還有比這個更能精闢說明炫耀行為的荒謬嗎?
四如何控制炫耀的沖動?不是件容易事,畢竟,炫耀是人的本能之一。
經濟學家完全可以開發一個公式,讓炫耀者炫耀之前,套用這個公式,來計算一下「炫耀成本」,大抵是炫耀行為帶來的優越感減去可能帶來的麻煩,如果是負數,那就不要炫耀了。

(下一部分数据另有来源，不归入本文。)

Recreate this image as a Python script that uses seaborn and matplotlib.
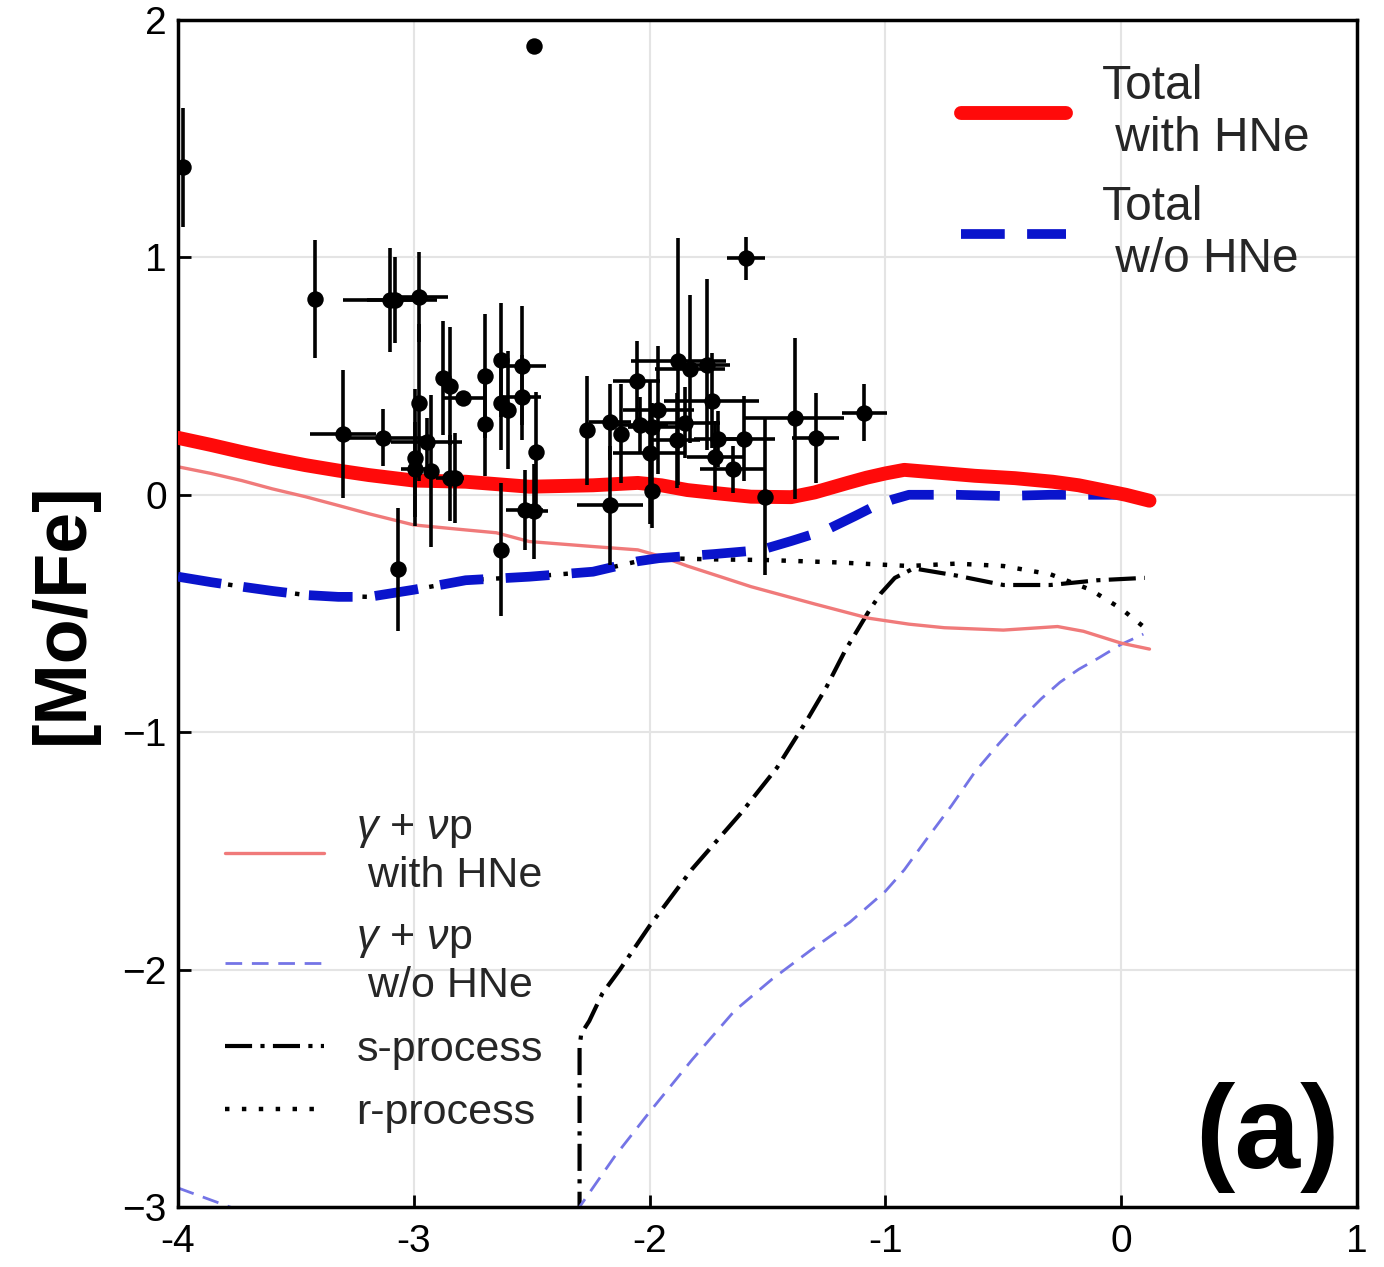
import numpy as np
import pandas as pd
import matplotlib
matplotlib.use('Agg')
import matplotlib.pyplot as plt
import seaborn as sns

# ---- model curves ([Fe/H] vs [Mo/Fe]) ----
total_hne_x = [-4.0, -3.86, -3.73, -3.6, -3.46, -3.32, -3.19, -3.0, -2.78, -2.51, -2.24, -2.05,
               -1.95, -1.84, -1.7, -1.57, -1.40, -1.3, -1.16, -1.08, -1.0, -0.92, -0.8, -0.62,
               -0.45, -0.29, -0.18, -0.08, 0.02, 0.12]
total_hne_y = [0.24, 0.21, 0.18, 0.152, 0.125, 0.102, 0.083, 0.06, 0.055, 0.034, 0.04, 0.05,
               0.04, 0.02, 0.005, -0.008, -0.01, 0.01, 0.05, 0.072, 0.09, 0.105, 0.095, 0.08,
               0.07, 0.055, 0.04, 0.02, 0.0, -0.025]

total_nohne_x = [-4.0, -3.86, -3.73, -3.6, -3.46, -3.32, -3.19, -3.0, -2.78, -2.51, -2.24, -2.05,
                 -1.96, -1.73, -1.53, -1.4, -1.25, -1.13, -1.05, -0.97, -0.9, -0.7, -0.5,
                 -0.3, -0.1, 0.1]
total_nohne_y = [-0.345, -0.368, -0.387, -0.405, -0.422, -0.43, -0.43, -0.40, -0.36, -0.345,
                 -0.324, -0.28, -0.267, -0.25, -0.233, -0.195, -0.148, -0.09, -0.05, -0.02,
                 0.0, 0.0, -0.005, 0.0, 0.0, 0.0]

gnp_hne_x = [-4.0, -3.86, -3.73, -3.6, -3.46, -3.32, -3.19, -3.0, -2.78, -2.65, -2.51, -2.24,
             -2.05, -1.95, -1.84, -1.7, -1.57, -1.3, -1.07, -0.9, -0.75, -0.5, -0.27, -0.16,
             -0.08, 0.0, 0.12]
gnp_hne_y = [0.118, 0.09, 0.06, 0.025, -0.008, -0.045, -0.08, -0.127, -0.148, -0.16, -0.197,
             -0.218, -0.232, -0.26, -0.30, -0.345, -0.387, -0.46, -0.52, -0.545, -0.56, -0.57,
             -0.555, -0.575, -0.60, -0.625, -0.65]

gnp_nohne_x = [-4.0, -3.78, -3.5, -3.0, -2.6, -2.297, -2.15, -2.0, -1.82, -1.64, -1.48, -1.316,
               -1.15, -1.0, -0.92, -0.83, -0.72, -0.62, -0.52, -0.425, -0.34, -0.26, -0.18,
               -0.10, 0.0, 0.094]
gnp_nohne_y = [-2.92, -3.0, -3.1, -3.25, -3.2, -3.0, -2.79, -2.60, -2.38, -2.174, -2.04, -1.918,
               -1.8, -1.67, -1.58, -1.457, -1.31, -1.167, -1.05, -0.945, -0.86, -0.79, -0.735,
               -0.69, -0.63, -0.587]

s_proc_x = [-2.297, -2.297, -2.29, -2.256, -2.2, -2.126, -2.0, -1.82, -1.61, -1.46, -1.33, -1.25,
            -1.17, -1.07, -1.02, -0.96, -0.88, -0.7, -0.5, -0.3, -0.1, 0.1]
s_proc_y = [-3.05, -2.33, -2.27, -2.217, -2.1, -2.0, -1.816, -1.577, -1.338, -1.15, -0.945, -0.81,
            -0.655, -0.49, -0.416, -0.35, -0.31, -0.34, -0.38, -0.38, -0.36, -0.35]

r_proc_x = [-4.0, -3.73, -3.46, -3.19, -3.0, -2.78, -2.51, -2.24, -2.05, -1.96, -1.73, -1.5, -1.2,
            -1.0, -0.9, -0.7, -0.5, -0.3, -0.13, 0.0, 0.1]
r_proc_y = [-0.345, -0.387, -0.422, -0.43, -0.40, -0.36, -0.345, -0.324, -0.28, -0.267, -0.272,
            -0.275, -0.285, -0.295, -0.30, -0.29, -0.30, -0.335, -0.40, -0.48, -0.56]

# ---- observed stars ----
obs_x = [-3.98, -2.49, -3.42, -3.10, -3.08, -2.977, -2.977, -3.30, -3.13, -2.995, -2.995, -2.945,
         -2.925, -2.875, -2.846, -2.79, -2.846, -2.825, -3.066, -2.70, -2.70, -2.63, -2.63, -2.60,
         -2.54, -2.54, -2.48, -2.53, -2.49, -2.63, -2.267, -2.168, -2.168, -2.12, -2.055, -2.04,
         -1.99, -2.0, -1.99, -1.963, -1.878, -1.829, -1.758, -1.85, -1.885, -1.737, -1.71, -1.723,
         -1.645, -1.60, -1.51, -1.59, -1.385, -1.295, -1.09]
obs_y = [1.38, 1.89, 0.825, 0.82, 0.82, 0.833, 0.388, 0.256, 0.24, 0.157, 0.107, 0.223,
         0.10, 0.49, 0.458, 0.408, 0.07, 0.07, -0.314, 0.50, 0.30, 0.568, 0.387, 0.357,
         0.544, 0.41, 0.182, -0.064, -0.07, -0.232, 0.272, 0.306, -0.045, 0.258, 0.478, 0.294,
         0.287, 0.175, 0.018, 0.357, 0.562, 0.53, 0.547, 0.304, 0.23, 0.396, 0.235, 0.16,
         0.107, 0.236, -0.008, 0.996, 0.322, 0.238, 0.345]
obs_xerr = [0, 0, 0, 0.20, 0.12, 0.12, 0, 0.14, 0.17, 0, 0.06, 0.15,
            0, 0, 0, 0.09, 0.06, 0, 0, 0, 0, 0, 0, 0,
            0.10, 0.08, 0, 0.08, 0.06, 0, 0, 0.09, 0.14, 0, 0.10, 0.12,
            0.10, 0.155, 0, 0.15, 0.20, 0.15, 0.10, 0.15, 0.10, 0.20, 0.10, 0.12,
            0.14, 0.13, 0, 0.08, 0.21, 0.10, 0.095]
obs_yerr = [0.25, 0, 0.25, 0.22, 0.18, 0.19, 0.33, 0.27, 0.12, 0.29, 0.20, 0.10,
            0.32, 0.24, 0.25, 0, 0.18, 0.19, 0.26, 0.26, 0.22, 0.24, 0.20, 0.25,
            0.25, 0.18, 0.25, 0.17, 0.20, 0.28, 0.23, 0.16, 0.25, 0.21, 0.17, 0.12,
            0.10, 0.30, 0.16, 0.27, 0.52, 0.31, 0.36, 0.15, 0.20, 0.20, 0.12, 0.15,
            0.10, 0.18, 0.33, 0.09, 0.34, 0.19, 0.12]

x_ticks = [-4, -3, -2, -1, 0, 1]
x_ticklabels = ['-4', '-3', '-2', '-1', '0', '1']
y_ticks = [2, 1, 0, -1, -2, -3]
y_ticklabels = ['2', '1', '0', '\u22121', '\u22122', '\u22123']

sns.set_theme(style='whitegrid')
plt.rcParams['font.family'] = ['Liberation Sans', 'DejaVu Sans']
plt.rcParams['mathtext.fontset'] = 'custom'
plt.rcParams['mathtext.rm'] = 'Liberation Sans'
plt.rcParams['mathtext.it'] = 'Liberation Sans:italic'

fig, ax = plt.subplots(figsize=(13.84, 12.67), dpi=100)
fig.subplots_adjust(left=0.1286, right=0.9805, bottom=0.0474, top=0.9842)
ax.set_facecolor('white')

sns.lineplot(x=r_proc_x, y=r_proc_y, estimator=None, sort=False, color='black',
             linewidth=3.2, linestyle=(0, (1, 2.8)), ax=ax, zorder=2)
sns.lineplot(x=s_proc_x, y=s_proc_y, estimator=None, sort=False, color='black',
             linewidth=3, linestyle=(0, (6.5, 2, 1, 2)), ax=ax, zorder=2)
sns.lineplot(x=gnp_nohne_x, y=gnp_nohne_y, estimator=None, sort=False, color='#7474e6',
             linewidth=2, linestyle=(0, (6, 3.5)), ax=ax, zorder=2)
sns.lineplot(x=gnp_hne_x, y=gnp_hne_y, estimator=None, sort=False, color='#f07a7a',
             linewidth=2.4, ax=ax, zorder=2)
sns.lineplot(x=total_nohne_x, y=total_nohne_y, estimator=None, sort=False, color='#0a14cc',
             linewidth=7, linestyle=(0, (4.5, 2.3)), ax=ax, zorder=3)
sns.lineplot(x=total_hne_x, y=total_hne_y, estimator=None, sort=False, color='#ff0a0a',
             linewidth=10, ax=ax, zorder=3)

lines = ax.get_lines()
h_r, h_s, h_gn, h_gh, h_tn, h_th = lines[:6]

ax.errorbar(obs_x, obs_y, xerr=obs_xerr, yerr=obs_yerr, fmt='none', ecolor='black',
            elinewidth=2.6, capsize=0, zorder=5)
sns.scatterplot(x=obs_x, y=obs_y, color='black', s=140, linewidth=0, ax=ax, zorder=6)

ax.set_xlim(-4, 1)
ax.set_ylim(-3, 2)
ax.set_xticks(x_ticks)
ax.set_xticklabels(x_ticklabels)
ax.set_yticks(y_ticks)
ax.set_yticklabels(y_ticklabels)
ax.tick_params(direction='in', length=9, width=2, labelsize=28, colors='black',
               bottom=True, left=True, top=False, right=False)
ax.tick_params(axis='x', pad=12)
ax.tick_params(axis='y', pad=8)
ax.grid(True, color='#e4e4e4', linewidth=1.5)
for sp in ax.spines.values():
    sp.set_color('black')
    sp.set_linewidth(2.5)

ax.set_xlabel('')
ax.set_ylabel('[Mo/Fe]', fontsize=53, fontweight='bold', color='black')
ax.yaxis.set_label_coords(-0.068, 0.5)

leg1 = ax.legend(handles=[h_th, h_tn], labels=['Total\n with HNe', 'Total\n w/o HNe'],
                 loc='upper right', bbox_to_anchor=(0.96, 0.963), frameon=False,
                 fontsize=34.5, handlelength=2.2, handletextpad=0.75, labelspacing=0.5,
                 borderpad=0, borderaxespad=0)
ax.add_artist(leg1)
ax.legend(handles=[h_gh, h_gn, h_s, h_r],
          labels=['$\\gamma$ + $\\nu$p\n with HNe', '$\\gamma$ + $\\nu$p\n w/o HNe',
                  's-process', 'r-process'],
          loc='lower left', bbox_to_anchor=(0.04, 0.062), frameon=False,
          fontsize=31, handlelength=2.3, handletextpad=0.75, labelspacing=0.55,
          borderpad=0, borderaxespad=0)

ax.text(0.985, 0.012, '(a)', transform=ax.transAxes, ha='right', va='bottom',
        fontsize=85, fontweight='bold', color='black')

fig.savefig('out.png', dpi=100)
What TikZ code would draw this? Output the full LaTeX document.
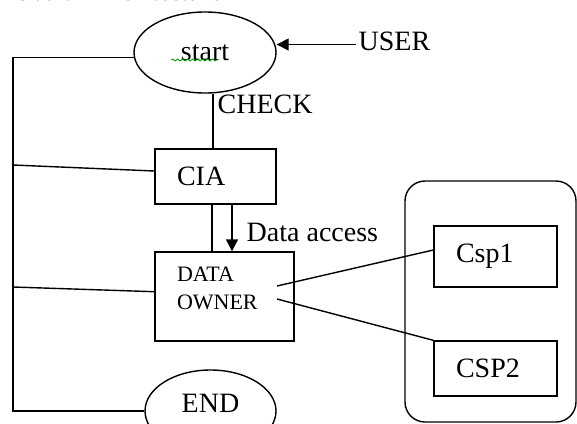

已故作家王小波寫過一個關於他弟弟的故事:「困難時期,有一天開飯時,每人碗里有一小片臘肉。我弟弟見了以後,按捺不住心中的狂喜,沖上陽台,朝全世界放聲高呼:我們家吃大魚大肉了!結果是被我爸爸拖回來臭揍了一頓。」
可以想像,王弟弟以後會長記性,畢竟精神上的片刻愉悅,換來的是肉體上的痛苦,當天連一小塊臘肉都可能遭罰沒了,還是埋頭吃肉最安全。中國人的處世之道,一直推崇「悶聲發大財」,不是沒有道理的。
但是,有的時候,相比於一個城府極深的「悶頭發大財」者,人們更覺得一個快快活活的炫耀者更安全,這就是人性的復雜——既反感動不動就炫耀的人,對沉默而不可捉摸之人又會心生恐懼。後者,往往不是大德大善,就是大奸大惡。
這個問題,還是得靠法律來解決,懲戒那些通過不法手段「悶聲發大財」的人,也給熱衷炫耀者,劃下一條紅線。
新冠病毒疫情發生以來,如何有效保護野生動物的呼聲,空前高漲。十三屆全國人大常委會第十六次會議24日下午表決通過了關於全面禁止非法野生動物交易、革除濫食野生動物陋習、切實保障人民群眾生命健康安全的決定。這是很重要的信息,沒有嗜食「野味」的老饕,就沒有買賣,沒有買賣就沒有殺害。
用法律管住這些食客炫耀性消費的嘴,讓他們吃得爽、罰得慘,從此不敢以身試法。「不能吃,不敢吃,不願吃」,通過法律約束,逐步形成習慣,從文化上來改變這一陋習,才是保護野生動物的治本之策。